**MATERIAL FOR THIS TASK:**
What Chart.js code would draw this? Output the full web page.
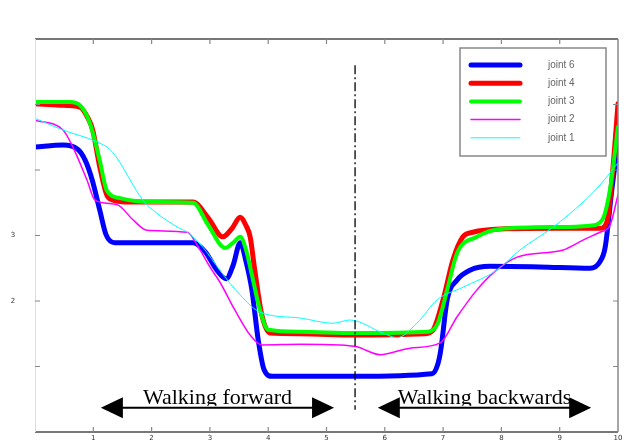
<!DOCTYPE html>
<html>
<head>
<meta charset="utf-8">
<script src="https://cdn.jsdelivr.net/npm/chart.js@4"></script>
<style>
  html, body { margin: 0; padding: 0; background: #fff; }
  #wrap { width: 630px; height: 444px; }
</style>
</head>
<body>
<div id="wrap"><canvas id="jointChart" width="630" height="444"></canvas></div>
<script>
// Joint angle traces while walking forward then backwards

// joint 6 (blue, thick)
const joint6X = [0, 0.48, 0.74, 0.86, 0.98, 1.11, 1.22, 1.37, 1.80, 2.71, 2.92, 3.12, 3.28, 3.40, 3.52, 3.62, 3.72, 3.83, 3.93, 4.07, 4.55, 5.49, 6.81, 6.91, 6.96, 7.07, 7.24, 7.46, 7.80, 8.66, 9.52, 9.69, 9.78, 9.90, 10];
const joint6Y = [4.35, 4.38, 4.31, 4.15, 3.85, 3.39, 3.01, 2.89, 2.89, 2.89, 2.75, 2.47, 2.34, 2.55, 2.89, 2.60, 2.17, 1.40, 0.95, 0.85, 0.85, 0.85, 0.89, 1.04, 1.25, 2.02, 2.32, 2.47, 2.53, 2.52, 2.50, 2.60, 2.82, 3.74, 4.41];

// joint 4 (red, thick)
const joint4X = [0, 0.43, 0.77, 0.91, 0.99, 1.11, 1.23, 1.34, 1.63, 2.71, 2.97, 3.22, 3.38, 3.52, 3.62, 3.69, 3.77, 3.89, 4.03, 4.55, 5.49, 6.69, 6.83, 7.00, 7.17, 7.34, 7.51, 7.98, 9.01, 9.69, 9.81, 9.91, 10];
const joint4Y = [5.01, 4.99, 4.96, 4.79, 4.61, 4.05, 3.62, 3.54, 3.51, 3.51, 3.27, 2.98, 3.11, 3.28, 3.15, 2.98, 2.47, 1.79, 1.51, 1.50, 1.48, 1.50, 1.56, 2.02, 2.63, 2.98, 3.05, 3.10, 3.11, 3.11, 3.21, 4.00, 5.01];

// joint 3 (green)
const joint3X = [0, 0.60, 0.77, 0.94, 1.11, 1.23, 1.46, 1.97, 2.71, 2.97, 3.26, 3.40, 3.52, 3.62, 3.72, 3.86, 4.00, 4.55, 5.49, 6.74, 6.91, 7.07, 7.24, 7.58, 7.98, 9.01, 9.52, 9.73, 9.86, 10];
const joint3Y = [5.04, 5.04, 4.99, 4.72, 4.15, 3.69, 3.57, 3.51, 3.50, 3.16, 2.81, 2.89, 2.98, 2.78, 2.40, 1.86, 1.56, 1.53, 1.51, 1.53, 1.66, 2.17, 2.73, 2.98, 3.10, 3.13, 3.15, 3.24, 3.69, 4.66];

// joint 2 (magenta, thin)
const joint2X = [0, 0.48, 0.65, 0.89, 1.03, 1.41, 1.68, 1.92, 2.61, 2.83, 3.00, 3.17, 3.43, 3.69, 3.89, 4.55, 5.23, 5.52, 5.92, 6.43, 6.95, 7.24, 7.58, 7.86, 8.27, 9.06, 9.40, 9.69, 9.86, 10];
const joint2Y = [4.76, 4.61, 4.35, 3.85, 3.54, 3.47, 3.24, 3.08, 3.05, 2.78, 2.52, 2.29, 1.86, 1.48, 1.33, 1.34, 1.33, 1.30, 1.18, 1.28, 1.36, 1.76, 2.17, 2.43, 2.67, 2.78, 2.93, 3.05, 3.15, 3.62];

// joint 1 (cyan, thin)
const joint1X = [0, 0.48, 1.06, 1.29, 1.46, 1.63, 1.85, 2.09, 2.44, 2.61, 2.88, 3.17, 3.52, 3.86, 4.55, 5.11, 5.40, 5.97, 6.21, 6.55, 6.90, 7.34, 7.92, 8.32, 8.89, 9.40, 9.69, 10];
const joint1Y = [4.79, 4.61, 4.43, 4.31, 4.11, 3.85, 3.54, 3.34, 3.13, 3.05, 2.82, 2.47, 2.09, 1.83, 1.74, 1.66, 1.71, 1.51, 1.44, 1.66, 2.02, 2.21, 2.47, 2.78, 3.13, 3.51, 3.77, 4.11];

// forward / backward split and arrows
const splitX = [5.49, 5.49];
const splitY = [5.6, 0.34];
const arrowLabels = ['Walking forward', 'Walking backwards'];
const arrowFrom = [1.13, 5.88];
const arrowTo = [5.13, 9.54];
const arrowY = 0.37;

// axis ticks
const xTickValues = [1, 2, 3, 4, 5, 6, 7, 8, 9, 10];
const yTickValues = [2, 3];

const toPoints = (xs, ys) => xs.map((x, i) => ({ x: x, y: ys[i] }));

const series = [
  { label: 'joint 6', xs: joint6X, ys: joint6Y, color: '#0000ff', width: 5 },
  { label: 'joint 4', xs: joint4X, ys: joint4Y, color: '#ff0000', width: 5 },
  { label: 'joint 3', xs: joint3X, ys: joint3Y, color: '#00ff00', width: 4 },
  { label: 'joint 2', xs: joint2X, ys: joint2Y, color: '#ff00ff', width: 1.5 },
  { label: 'joint 1', xs: joint1X, ys: joint1Y, color: '#00ffff', width: 1 }
];

const datasets = series.map((s, i) => ({
  label: s.label,
  data: toPoints(s.xs, s.ys),
  borderColor: s.color,
  backgroundColor: s.color,
  borderWidth: s.width,
  pointRadius: 0,
  showLine: true,
  fill: false,
  cubicInterpolationMode: 'monotone',
  borderCapStyle: 'round',
  borderJoinStyle: 'round',
  order: series.length - i + 1
}));

datasets.push({
  label: 'split',
  data: toPoints(splitX, splitY),
  borderColor: '#000',
  borderWidth: 1.3,
  borderDash: [9, 3, 2, 3],
  pointRadius: 0,
  showLine: true,
  fill: false,
  order: 0
});

// frame with inward ticks, tick labels, legend box and walking arrows
const decorations = {
  id: 'decorations',
  afterDatasetsDraw(chart) {
    const ctx = chart.ctx;
    const area = chart.chartArea;
    const xs = chart.scales.x;
    const ys = chart.scales.y;
    ctx.save();

    // frame
    ctx.lineWidth = 2;
    ctx.strokeStyle = '#777';
    ctx.beginPath();
    ctx.moveTo(area.left, area.top); ctx.lineTo(area.right, area.top);
    ctx.moveTo(area.left, area.bottom); ctx.lineTo(area.right, area.bottom);
    ctx.stroke();
    ctx.lineWidth = 1.5;
    ctx.strokeStyle = '#888';
    ctx.beginPath();
    ctx.moveTo(area.right, area.top); ctx.lineTo(area.right, area.bottom);
    ctx.stroke();
    ctx.lineWidth = 1;
    ctx.strokeStyle = '#ddd';
    ctx.beginPath();
    ctx.moveTo(area.left + 0.5, area.top); ctx.lineTo(area.left + 0.5, area.bottom);
    ctx.stroke();

    // inward ticks
    ctx.strokeStyle = '#888';
    ctx.lineWidth = 1.2;
    ctx.beginPath();
    for (let v = 1; v < 10; v++) {
      const px = xs.getPixelForValue(v);
      ctx.moveTo(px, area.top); ctx.lineTo(px, area.top + 5);
      ctx.moveTo(px, area.bottom); ctx.lineTo(px, area.bottom - 5);
    }
    for (let v = 1; v < 6; v++) {
      const py = ys.getPixelForValue(v);
      ctx.moveTo(area.left, py); ctx.lineTo(area.left + 5, py);
      ctx.moveTo(area.right, py); ctx.lineTo(area.right - 5, py);
    }
    ctx.stroke();

    // tick labels
    ctx.fillStyle = '#333';
    ctx.font = '7px "DejaVu Sans", sans-serif';
    ctx.textAlign = 'center';
    ctx.textBaseline = 'middle';
    xTickValues.forEach((v) => {
      ctx.fillText(String(v), xs.getPixelForValue(v), area.bottom + 6);
    });
    yTickValues.forEach((v) => {
      ctx.fillText(String(v), 13, ys.getPixelForValue(v));
    });

    // legend box
    const lx = 460, ly = 48, lw = 146, lh = 108;
    ctx.fillStyle = '#fff';
    ctx.fillRect(lx, ly, lw, lh);
    ctx.strokeStyle = '#888';
    ctx.lineWidth = 1.5;
    ctx.strokeRect(lx, ly, lw, lh);
    ctx.font = '10px "Liberation Sans", Arial, sans-serif';
    ctx.textBaseline = 'middle';
    ctx.textAlign = 'left';
    series.forEach((s, i) => {
      const rowY = 65 + i * 18.2;
      ctx.strokeStyle = s.color;
      ctx.lineWidth = s.width;
      ctx.lineCap = 'round';
      ctx.beginPath();
      ctx.moveTo(471, rowY); ctx.lineTo(520, rowY);
      ctx.stroke();
      ctx.fillStyle = '#666';
      ctx.fillText(s.label, 548, rowY);
    });

    // walking arrows
    const ay = ys.getPixelForValue(arrowY);
    arrowLabels.forEach((text, i) => {
      const x0 = xs.getPixelForValue(arrowFrom[i]);
      const x1 = xs.getPixelForValue(arrowTo[i]);
      const head = 22, half = 10.5;
      ctx.fillStyle = '#000';
      ctx.strokeStyle = '#000';
      ctx.lineWidth = 2.2;
      ctx.beginPath();
      ctx.moveTo(x0 + head - 2, ay); ctx.lineTo(x1 - head + 2, ay);
      ctx.stroke();
      ctx.beginPath();
      ctx.moveTo(x0, ay); ctx.lineTo(x0 + head, ay - half); ctx.lineTo(x0 + head, ay + half);
      ctx.closePath(); ctx.fill();
      ctx.beginPath();
      ctx.moveTo(x1, ay); ctx.lineTo(x1 - head, ay - half); ctx.lineTo(x1 - head, ay + half);
      ctx.closePath(); ctx.fill();

      // label, lower part hidden behind the arrow
      ctx.save();
      ctx.beginPath();
      ctx.rect(x0, ay - 40, x1 - x0, 38);
      ctx.clip();
      ctx.font = '22px "Liberation Serif", "Times New Roman", serif';
      ctx.textAlign = 'center';
      ctx.textBaseline = 'alphabetic';
      ctx.fillText(text, (x0 + x1) / 2, ay - 4);
      ctx.restore();
    });

    ctx.restore();
  }
};

const ctx = document.getElementById('jointChart').getContext('2d');

new Chart(ctx, {
  type: 'scatter',
  data: { datasets: datasets },
  plugins: [decorations],
  options: {
    responsive: false,
    animation: false,
    layout: { padding: { top: 39, right: 12, left: 35, bottom: 12 } },
    plugins: {
      legend: { display: false },
      tooltip: { enabled: false },
      title: { display: false }
    },
    scales: {
      x: { type: 'linear', min: 0, max: 10, display: false },
      y: { type: 'linear', min: 0, max: 6, display: false }
    }
  }
});
</script>
</body>
</html>
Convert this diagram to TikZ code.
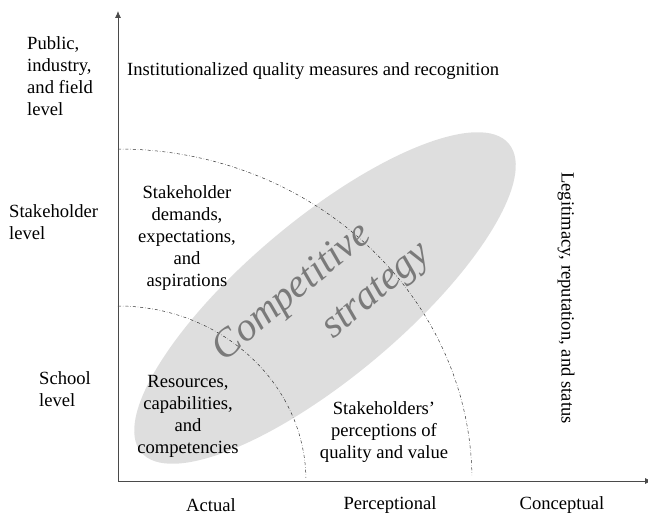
\documentclass[tikz,border=0pt]{standalone}
\usepackage{fontspec}
\setmainfont{LiberationSerif-Regular.ttf}[ItalicFont=LiberationSerif-Italic.ttf, BoldFont=LiberationSerif-Bold.ttf]
\usepackage{xcolor}
\usepackage{tikz}
\usetikzlibrary{shapes.geometric, arrows.meta, positioning, calc}
\definecolor{ellgray}{HTML}{DEDEDE}
\definecolor{axisgray}{HTML}{4A4A4A}
\definecolor{textgray}{HTML}{7A7A7A}
\tikzstyle{lvl} = [align=left, anchor=west, inner sep=0pt]
\tikzstyle{zone} = [align=center, inner sep=0pt]
\tikzstyle{cstext} = [inner sep=0pt, rotate=40, text=textgray, font=\fontsize{40}{44}\selectfont\itshape]
\tikzstyle{bound} = [dash dot, line width=0.5pt, black!80]
\tikzstyle{axis} = [line width=0.8pt, draw=axisgray, -{Latex[length=7pt, width=6pt]}]

\begin{document}
\begin{tikzpicture}[x=1pt, y=1pt, font=\fontsize{18.6}{22}\selectfont]
\useasboundingbox (0,0) rectangle (648,515);

% the strategy ellipse
\node (ell) [ellipse, fill=ellgray, minimum width=480pt, minimum height=158pt, inner sep=0pt, rotate=40] at (325,217) {};

\coordinate (o) at (118,34);
\coordinate (ytop) at (118,504);
\coordinate (xend) at (652,34);
\coordinate (inner) at (118,209);
\coordinate (outer) at (118,366);

% zone boundaries
\draw [bound] (inner) arc[start angle=90, end angle=1, x radius=188, y radius=175];
\draw [bound] (outer) arc[start angle=90, end angle=1, x radius=354, y radius=332];

% axes
\draw [axis] (o) -- (ytop);
\draw [axis] (o) -- (xend);

\node (comp) [cstext] at (293,222) {Competitive};
\node (strat) [cstext] at (378,222) {strategy};

% levels
\node (pub) [lvl] at (27,439) {Public,\\industry,\\and field\\level};
\node (stk) [lvl] at (9,293) {Stakeholder\\level};
\node (sch) [lvl] at (39,126) {School\\level};

% zones
\node (inst) [lvl] at (127,444) {Institutionalized quality measures and recognition};
\node (dem) [zone] at (187,277) {Stakeholder\\demands,\\expectations,\\and\\aspirations};
\node (res) [zone] at (188,99) {Resources,\\capabilities,\\and\\competencies};
\node (perc) [zone] at (384,83) {Stakeholders'\\perceptions of\\quality and value};
\node (legit) [zone, rotate=-90] at (566,217) {Legitimacy, reputation, and status};

% kinds of quality
\node (actual) [zone] at (211,10) {Actual};
\node (percl) [zone] at (390,10) {Perceptional};
\node (concl) [zone] at (562,10) {Conceptual};

\end{tikzpicture}
\end{document}
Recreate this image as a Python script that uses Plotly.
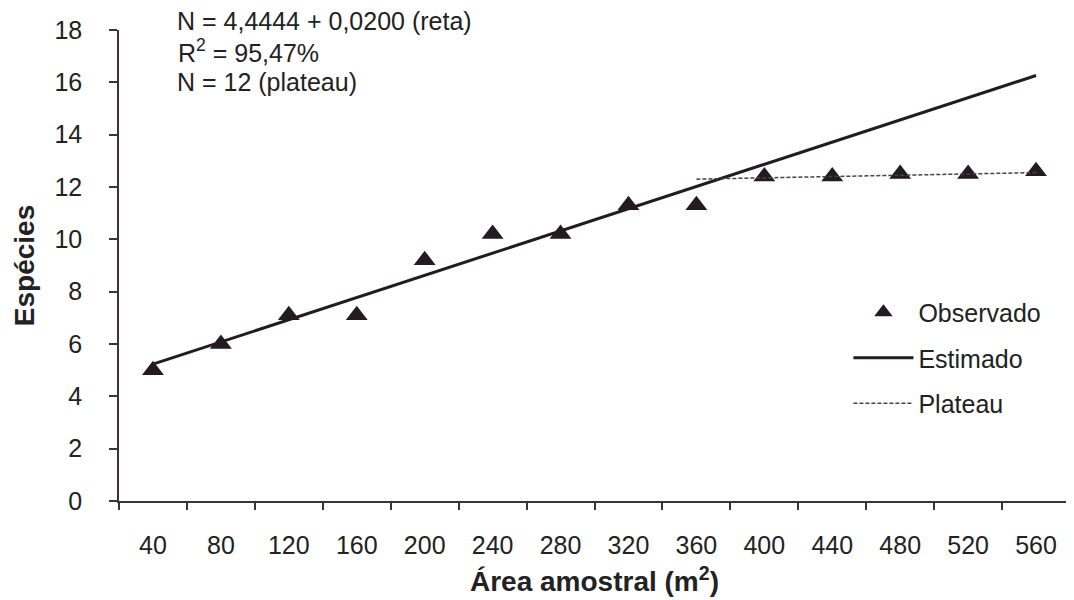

**WRITTEN EXERCISE:** Could the lines from the top of the material through the line with "3.24, 3.69, 4.66];" be repeated exactly, pictures left out?

**WRITTEN ANSWER:**
What Chart.js code would draw this? Output the full web page.
<!DOCTYPE html>
<html>
<head>
<meta charset="utf-8">
<script src="https://cdn.jsdelivr.net/npm/chart.js@4"></script>
<style>
  html, body { margin: 0; padding: 0; background: #fff; }
  #wrap { width: 630px; height: 444px; }
</style>
</head>
<body>
<div id="wrap"><canvas id="jointChart" width="630" height="444"></canvas></div>
<script>
// Joint angle traces while walking forward then backwards

// joint 6 (blue, thick)
const joint6X = [0, 0.48, 0.74, 0.86, 0.98, 1.11, 1.22, 1.37, 1.80, 2.71, 2.92, 3.12, 3.28, 3.40, 3.52, 3.62, 3.72, 3.83, 3.93, 4.07, 4.55, 5.49, 6.81, 6.91, 6.96, 7.07, 7.24, 7.46, 7.80, 8.66, 9.52, 9.69, 9.78, 9.90, 10];
const joint6Y = [4.35, 4.38, 4.31, 4.15, 3.85, 3.39, 3.01, 2.89, 2.89, 2.89, 2.75, 2.47, 2.34, 2.55, 2.89, 2.60, 2.17, 1.40, 0.95, 0.85, 0.85, 0.85, 0.89, 1.04, 1.25, 2.02, 2.32, 2.47, 2.53, 2.52, 2.50, 2.60, 2.82, 3.74, 4.41];

// joint 4 (red, thick)
const joint4X = [0, 0.43, 0.77, 0.91, 0.99, 1.11, 1.23, 1.34, 1.63, 2.71, 2.97, 3.22, 3.38, 3.52, 3.62, 3.69, 3.77, 3.89, 4.03, 4.55, 5.49, 6.69, 6.83, 7.00, 7.17, 7.34, 7.51, 7.98, 9.01, 9.69, 9.81, 9.91, 10];
const joint4Y = [5.01, 4.99, 4.96, 4.79, 4.61, 4.05, 3.62, 3.54, 3.51, 3.51, 3.27, 2.98, 3.11, 3.28, 3.15, 2.98, 2.47, 1.79, 1.51, 1.50, 1.48, 1.50, 1.56, 2.02, 2.63, 2.98, 3.05, 3.10, 3.11, 3.11, 3.21, 4.00, 5.01];

// joint 3 (green)
const joint3X = [0, 0.60, 0.77, 0.94, 1.11, 1.23, 1.46, 1.97, 2.71, 2.97, 3.26, 3.40, 3.52, 3.62, 3.72, 3.86, 4.00, 4.55, 5.49, 6.74, 6.91, 7.07, 7.24, 7.58, 7.98, 9.01, 9.52, 9.73, 9.86, 10];
const joint3Y = [5.04, 5.04, 4.99, 4.72, 4.15, 3.69, 3.57, 3.51, 3.50, 3.16, 2.81, 2.89, 2.98, 2.78, 2.40, 1.86, 1.56, 1.53, 1.51, 1.53, 1.66, 2.17, 2.73, 2.98, 3.10, 3.13, 3.15, 3.24, 3.69, 4.66];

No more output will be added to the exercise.